Work instructions - Begin with the first line below and retype each line exactly through the line containing "plt.rcParams['font.family'] = ['Noto". Any pictures are to be left out.

Data excerpt -
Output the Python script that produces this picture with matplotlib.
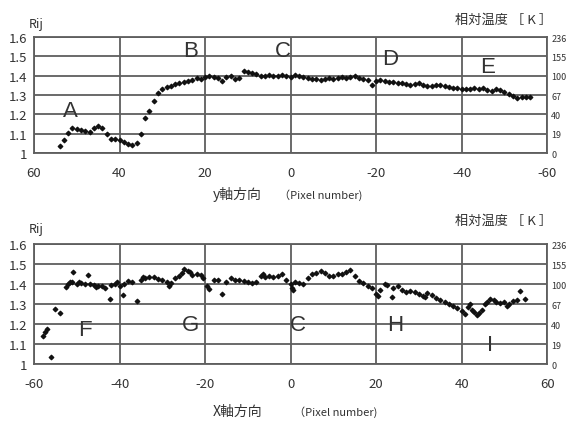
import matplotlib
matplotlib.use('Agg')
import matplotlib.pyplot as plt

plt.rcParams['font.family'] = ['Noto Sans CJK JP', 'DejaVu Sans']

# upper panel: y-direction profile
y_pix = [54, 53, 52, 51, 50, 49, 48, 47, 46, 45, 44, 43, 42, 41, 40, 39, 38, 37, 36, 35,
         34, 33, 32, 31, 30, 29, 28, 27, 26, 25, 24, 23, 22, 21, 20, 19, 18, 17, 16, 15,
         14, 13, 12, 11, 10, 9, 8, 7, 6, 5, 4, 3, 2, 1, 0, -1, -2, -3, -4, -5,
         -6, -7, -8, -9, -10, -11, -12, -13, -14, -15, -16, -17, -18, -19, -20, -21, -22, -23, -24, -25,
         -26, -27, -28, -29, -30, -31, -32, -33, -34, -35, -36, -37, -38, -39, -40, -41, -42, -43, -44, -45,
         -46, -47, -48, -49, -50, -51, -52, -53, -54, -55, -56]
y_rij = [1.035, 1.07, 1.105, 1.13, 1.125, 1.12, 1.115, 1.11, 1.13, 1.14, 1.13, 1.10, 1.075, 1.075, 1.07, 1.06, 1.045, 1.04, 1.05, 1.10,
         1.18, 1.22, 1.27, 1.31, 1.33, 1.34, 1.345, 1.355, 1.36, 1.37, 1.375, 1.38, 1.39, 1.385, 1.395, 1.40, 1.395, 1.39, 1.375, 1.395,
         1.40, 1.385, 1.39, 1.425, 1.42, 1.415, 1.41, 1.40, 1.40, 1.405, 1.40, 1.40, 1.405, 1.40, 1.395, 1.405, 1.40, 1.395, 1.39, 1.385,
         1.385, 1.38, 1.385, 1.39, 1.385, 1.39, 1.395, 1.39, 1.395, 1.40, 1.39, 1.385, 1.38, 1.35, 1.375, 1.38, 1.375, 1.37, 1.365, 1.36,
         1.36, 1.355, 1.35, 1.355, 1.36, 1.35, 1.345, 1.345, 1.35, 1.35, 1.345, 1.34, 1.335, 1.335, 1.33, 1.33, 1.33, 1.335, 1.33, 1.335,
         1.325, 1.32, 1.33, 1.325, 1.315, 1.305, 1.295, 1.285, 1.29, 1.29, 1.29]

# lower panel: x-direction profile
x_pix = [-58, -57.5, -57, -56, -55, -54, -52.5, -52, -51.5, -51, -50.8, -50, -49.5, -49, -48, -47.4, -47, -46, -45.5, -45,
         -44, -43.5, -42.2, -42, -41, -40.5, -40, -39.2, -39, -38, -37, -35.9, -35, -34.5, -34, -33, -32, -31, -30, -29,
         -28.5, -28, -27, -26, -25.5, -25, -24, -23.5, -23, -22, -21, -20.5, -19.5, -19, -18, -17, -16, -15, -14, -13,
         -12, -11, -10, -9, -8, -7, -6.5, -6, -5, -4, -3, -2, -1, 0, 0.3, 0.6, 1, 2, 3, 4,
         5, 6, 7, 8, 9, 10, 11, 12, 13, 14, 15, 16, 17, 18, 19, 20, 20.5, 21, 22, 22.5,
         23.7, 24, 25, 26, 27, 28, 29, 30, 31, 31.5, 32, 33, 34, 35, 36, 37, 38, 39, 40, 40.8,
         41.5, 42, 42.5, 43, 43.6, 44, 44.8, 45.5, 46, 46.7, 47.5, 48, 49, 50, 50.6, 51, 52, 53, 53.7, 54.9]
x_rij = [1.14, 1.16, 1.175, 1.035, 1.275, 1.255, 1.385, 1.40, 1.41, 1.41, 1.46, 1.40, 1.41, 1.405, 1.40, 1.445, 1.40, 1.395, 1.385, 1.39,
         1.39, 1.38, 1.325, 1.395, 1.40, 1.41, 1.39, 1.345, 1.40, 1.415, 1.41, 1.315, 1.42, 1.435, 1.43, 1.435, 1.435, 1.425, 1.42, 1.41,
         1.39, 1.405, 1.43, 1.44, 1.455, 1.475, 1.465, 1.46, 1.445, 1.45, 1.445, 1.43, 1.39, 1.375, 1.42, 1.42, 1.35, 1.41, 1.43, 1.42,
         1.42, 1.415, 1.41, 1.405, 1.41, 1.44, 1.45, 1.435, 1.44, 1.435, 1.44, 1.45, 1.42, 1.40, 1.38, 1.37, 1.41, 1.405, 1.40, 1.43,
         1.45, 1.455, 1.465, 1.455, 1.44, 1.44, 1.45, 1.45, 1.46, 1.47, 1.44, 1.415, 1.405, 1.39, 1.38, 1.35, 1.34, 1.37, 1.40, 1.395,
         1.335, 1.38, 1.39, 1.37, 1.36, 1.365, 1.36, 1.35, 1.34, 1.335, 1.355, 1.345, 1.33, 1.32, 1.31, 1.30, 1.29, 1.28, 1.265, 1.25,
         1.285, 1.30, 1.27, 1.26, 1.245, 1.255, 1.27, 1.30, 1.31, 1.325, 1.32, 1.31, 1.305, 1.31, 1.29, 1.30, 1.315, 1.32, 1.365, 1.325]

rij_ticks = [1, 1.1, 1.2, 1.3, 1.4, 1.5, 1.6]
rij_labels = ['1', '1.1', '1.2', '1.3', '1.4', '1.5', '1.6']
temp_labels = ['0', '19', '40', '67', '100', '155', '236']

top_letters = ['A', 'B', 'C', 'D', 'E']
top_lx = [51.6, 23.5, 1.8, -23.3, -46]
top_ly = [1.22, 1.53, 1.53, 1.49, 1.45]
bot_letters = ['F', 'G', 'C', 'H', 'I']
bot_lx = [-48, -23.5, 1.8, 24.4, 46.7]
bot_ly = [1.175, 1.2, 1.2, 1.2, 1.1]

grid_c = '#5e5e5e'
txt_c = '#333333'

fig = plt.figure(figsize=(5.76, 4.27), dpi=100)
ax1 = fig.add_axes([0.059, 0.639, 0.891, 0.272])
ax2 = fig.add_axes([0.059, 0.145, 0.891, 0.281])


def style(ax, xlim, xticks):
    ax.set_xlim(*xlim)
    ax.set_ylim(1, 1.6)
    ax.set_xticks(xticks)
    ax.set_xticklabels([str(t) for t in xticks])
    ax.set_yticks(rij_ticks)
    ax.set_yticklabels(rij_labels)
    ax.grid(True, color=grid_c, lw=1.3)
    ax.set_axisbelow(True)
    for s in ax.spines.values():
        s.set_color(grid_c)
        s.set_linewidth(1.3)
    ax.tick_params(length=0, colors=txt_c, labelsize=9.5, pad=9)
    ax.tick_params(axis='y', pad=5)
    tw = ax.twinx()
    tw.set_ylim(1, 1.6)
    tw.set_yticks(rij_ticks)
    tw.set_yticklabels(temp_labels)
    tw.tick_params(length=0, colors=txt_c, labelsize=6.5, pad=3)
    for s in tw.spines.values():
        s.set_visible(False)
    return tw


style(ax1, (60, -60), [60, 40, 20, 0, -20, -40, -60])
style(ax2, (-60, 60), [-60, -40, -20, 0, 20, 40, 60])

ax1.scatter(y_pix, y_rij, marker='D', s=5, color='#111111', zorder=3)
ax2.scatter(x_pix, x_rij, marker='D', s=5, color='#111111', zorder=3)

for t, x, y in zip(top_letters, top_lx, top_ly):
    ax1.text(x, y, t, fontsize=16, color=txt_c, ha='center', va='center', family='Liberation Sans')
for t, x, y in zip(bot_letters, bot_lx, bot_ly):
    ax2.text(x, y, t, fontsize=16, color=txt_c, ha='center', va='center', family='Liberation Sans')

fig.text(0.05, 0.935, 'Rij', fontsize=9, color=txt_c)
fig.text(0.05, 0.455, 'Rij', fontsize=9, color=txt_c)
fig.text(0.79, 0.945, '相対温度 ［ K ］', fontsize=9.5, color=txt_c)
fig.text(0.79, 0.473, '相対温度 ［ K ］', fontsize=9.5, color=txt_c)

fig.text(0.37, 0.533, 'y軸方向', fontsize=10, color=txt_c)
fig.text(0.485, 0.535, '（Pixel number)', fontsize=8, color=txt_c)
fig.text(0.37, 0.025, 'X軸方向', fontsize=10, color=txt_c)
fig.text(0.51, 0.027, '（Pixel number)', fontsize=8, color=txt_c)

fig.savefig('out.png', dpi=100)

Result of the exercise -
Output the Python script that produces this picture with matplotlib.
import matplotlib
matplotlib.use('Agg')
import matplotlib.pyplot as plt

plt.rcParams['font.family'] = ['Noto Sans CJK JP', 'DejaVu Sans']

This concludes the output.